Portada de la revista 'The Face' de 1983

Portada de la revista 'The Face' de 1983

Letras

Cuando todos leíamos 'The face'

La época gloriosa de esta revista fue la década de los 80; su formato apostaba por lo visual y la música pop ocupaba el grueso de su contenido

4 noviembre, 2019 00:00

Hace un par de semanas, me compré en la FNAC, por una mezcla de curiosidad y nostalgia, el primer número de la nueva etapa de la revista británica The Face, que tanto me había alegrado la juventud. Ahora es trimestral, no mensual, y tiene muchas páginas, aunque la mitad son de publicidad de pijadas. Mandan las fotos y los textos están reducidos a la mínima expresión, no le vaya a reventar la cabeza a algún milenial.

No tiene ningún interés, dudo que dure mucho y, además, me la tomo como un insulto a lo que representó la original en sus tiempos (1980 – 2004). Vamos, que piqué con The Face como pico con los álbumes de Astérix y Blake & Mortimer tras los fallecimientos de René Goscinny y Edgar Pierre Jacobs. La nostalgia es un error, ya lo decía José Luís de Vilallonga, marqués de Castellvell y tío de mi amigo Alfonso, cantautor de fuste y actual barón de Maldá.

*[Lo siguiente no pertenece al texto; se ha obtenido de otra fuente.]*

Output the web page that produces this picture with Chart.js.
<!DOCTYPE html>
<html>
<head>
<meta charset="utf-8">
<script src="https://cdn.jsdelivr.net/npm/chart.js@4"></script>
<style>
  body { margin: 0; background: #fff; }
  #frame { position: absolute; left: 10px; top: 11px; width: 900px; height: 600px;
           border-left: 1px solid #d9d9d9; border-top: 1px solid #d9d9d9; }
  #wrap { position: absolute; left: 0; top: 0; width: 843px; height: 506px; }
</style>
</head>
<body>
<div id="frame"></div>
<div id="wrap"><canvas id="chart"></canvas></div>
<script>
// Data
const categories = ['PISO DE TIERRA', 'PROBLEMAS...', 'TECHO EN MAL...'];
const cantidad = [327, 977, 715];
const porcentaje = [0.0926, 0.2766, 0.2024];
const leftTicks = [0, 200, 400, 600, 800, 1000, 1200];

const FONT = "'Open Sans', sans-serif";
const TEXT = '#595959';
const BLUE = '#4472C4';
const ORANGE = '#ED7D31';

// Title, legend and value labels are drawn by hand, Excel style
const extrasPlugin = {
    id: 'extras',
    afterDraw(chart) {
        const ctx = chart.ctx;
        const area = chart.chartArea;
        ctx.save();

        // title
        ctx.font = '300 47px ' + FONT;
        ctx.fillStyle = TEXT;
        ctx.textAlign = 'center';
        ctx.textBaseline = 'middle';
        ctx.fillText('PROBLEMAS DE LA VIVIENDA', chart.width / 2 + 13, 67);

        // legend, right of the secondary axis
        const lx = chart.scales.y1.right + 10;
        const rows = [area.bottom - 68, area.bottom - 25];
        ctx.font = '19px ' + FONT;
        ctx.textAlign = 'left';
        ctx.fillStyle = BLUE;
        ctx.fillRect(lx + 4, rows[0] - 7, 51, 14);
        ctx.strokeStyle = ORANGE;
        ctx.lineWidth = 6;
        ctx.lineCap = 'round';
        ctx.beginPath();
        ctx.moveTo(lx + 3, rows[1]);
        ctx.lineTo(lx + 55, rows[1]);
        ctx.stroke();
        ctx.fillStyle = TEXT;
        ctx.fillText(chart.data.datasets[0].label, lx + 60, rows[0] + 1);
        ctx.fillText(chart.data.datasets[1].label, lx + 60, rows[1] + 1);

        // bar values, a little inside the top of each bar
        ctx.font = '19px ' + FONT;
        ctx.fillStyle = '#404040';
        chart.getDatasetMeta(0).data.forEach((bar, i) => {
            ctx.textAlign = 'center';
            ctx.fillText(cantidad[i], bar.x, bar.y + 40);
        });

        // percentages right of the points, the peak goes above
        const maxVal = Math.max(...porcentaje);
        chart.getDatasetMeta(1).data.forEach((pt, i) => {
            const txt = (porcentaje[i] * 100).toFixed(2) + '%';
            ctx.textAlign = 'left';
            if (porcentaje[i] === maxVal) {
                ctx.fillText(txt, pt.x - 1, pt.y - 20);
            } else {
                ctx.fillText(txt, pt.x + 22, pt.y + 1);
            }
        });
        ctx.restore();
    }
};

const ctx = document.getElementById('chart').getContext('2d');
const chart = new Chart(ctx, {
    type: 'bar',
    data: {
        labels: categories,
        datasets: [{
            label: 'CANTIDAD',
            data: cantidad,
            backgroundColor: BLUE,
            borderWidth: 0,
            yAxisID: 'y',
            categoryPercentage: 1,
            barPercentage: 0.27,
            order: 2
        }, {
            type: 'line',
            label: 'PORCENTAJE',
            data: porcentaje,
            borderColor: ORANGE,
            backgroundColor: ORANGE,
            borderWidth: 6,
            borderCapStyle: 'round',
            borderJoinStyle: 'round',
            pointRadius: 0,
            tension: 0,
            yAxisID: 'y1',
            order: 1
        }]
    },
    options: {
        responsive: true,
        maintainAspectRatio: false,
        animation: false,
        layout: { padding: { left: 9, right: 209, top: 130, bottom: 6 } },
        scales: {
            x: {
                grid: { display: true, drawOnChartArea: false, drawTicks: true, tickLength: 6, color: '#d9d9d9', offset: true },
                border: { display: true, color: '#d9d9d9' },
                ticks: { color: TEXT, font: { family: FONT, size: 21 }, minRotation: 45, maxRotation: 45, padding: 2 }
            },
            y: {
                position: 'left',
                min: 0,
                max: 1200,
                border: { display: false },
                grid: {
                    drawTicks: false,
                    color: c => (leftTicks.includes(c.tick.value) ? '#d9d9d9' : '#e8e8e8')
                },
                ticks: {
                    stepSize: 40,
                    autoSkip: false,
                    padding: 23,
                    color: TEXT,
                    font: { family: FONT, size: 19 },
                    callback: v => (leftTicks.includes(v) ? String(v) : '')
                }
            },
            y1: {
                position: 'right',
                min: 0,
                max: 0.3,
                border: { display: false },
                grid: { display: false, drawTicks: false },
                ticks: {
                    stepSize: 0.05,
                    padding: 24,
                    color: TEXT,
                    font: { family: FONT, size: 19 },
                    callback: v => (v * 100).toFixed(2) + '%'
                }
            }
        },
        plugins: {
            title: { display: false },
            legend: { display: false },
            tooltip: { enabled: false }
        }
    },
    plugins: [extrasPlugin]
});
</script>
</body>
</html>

Yo diría que la época gloriosa de The Face fue la década de los 80, cuando todos en Barcelona la leíamos (cuando digo todos, me refiero a la gente con la que me trataba; o sea, cuatro matados con pretensiones cosmopolitas que accedíamos cada mes a las alegrías del Swinging London y nos sentíamos así parte de la modernidad: la juventud no es tan solipsista como la adolescencia, pero casi). La revista la fundó en 1980 Nick Logan, que venía de The New Musical Express, y la diseñó Neville Brody, un tipo muy brillante al que los grafistas barceloneses moderniquis admiraban y, a veces, hasta copiaban.

La parte visual era fundamental: por eso compraba The Face mucha gente que no sabía ni papa de inglés, pero que, con el rutilante diseño y con mirar los santos, ya se apañaban. Siempre tuvo un punto esnob, pero, ¿acaso no lo teníamos también los que la leíamos? El grueso del contenido era la música pop, pero quedaba espacio para la moda, el cine --vaya turra que nos dieron con la decepcionante Absolute beginners, de Julien Temple, un destrozo en toda regla de la estupenda novela de Colin McInnes-- y demás alegrías contemporáneas.

En aquella época, comprar prensa extranjera en Barcelona no era la caza del tesoro en que se ha convertido actualmente, cuando dependes de la FNAC y de algunos quioscos con un dueño emprendedor. Cualquiera podía hacerse con The Face y sus sucedáneos --el mejor de todos fue la revista Blitz, ya fallecida--, y si recibías visitas, no podía faltar en tu mesa de centro. Musicalmente, en los 80 hubo basurillas a granel --los New Romantics, Boy George o el inenarrable (y también difunto) Steve Strange--, y The Face las asumió y reivindicó todas con una alegría digna de mejor causa, pero no se le podía echar la culpa: su misión era mostrar el zeitgeist de la época, fuera el que fuese, y en eso nadie le pudo pasar la mano por la cara. Creo que dejé de comprarla a mediados de los 90, pero aún conservo ejemplares que me ayudan a recordar cómo era yo en los 80: un tipo que se creía más listo de lo que era, pero que trataba de formar parte de una escena cultural internacional, aunque fuese de manera vicaria y a través del papel impreso.

No fue una revista perfecta, pero sí un icono de una época concreta en una Barcelona concreta: la que venía del underground, se reía de Jordi Pujol y aún no sabía que iba a ser olímpica. Lo que ahora se puede encontrar en los quioscos es como el catálogo de Ikea, pero con pretensiones: no queda en la nueva The Face casi nada de la vieja. Solo el esnobismo. Corregido y aumentado. Como se dice vulgarmente, para este viaje no hacían falta alforjas.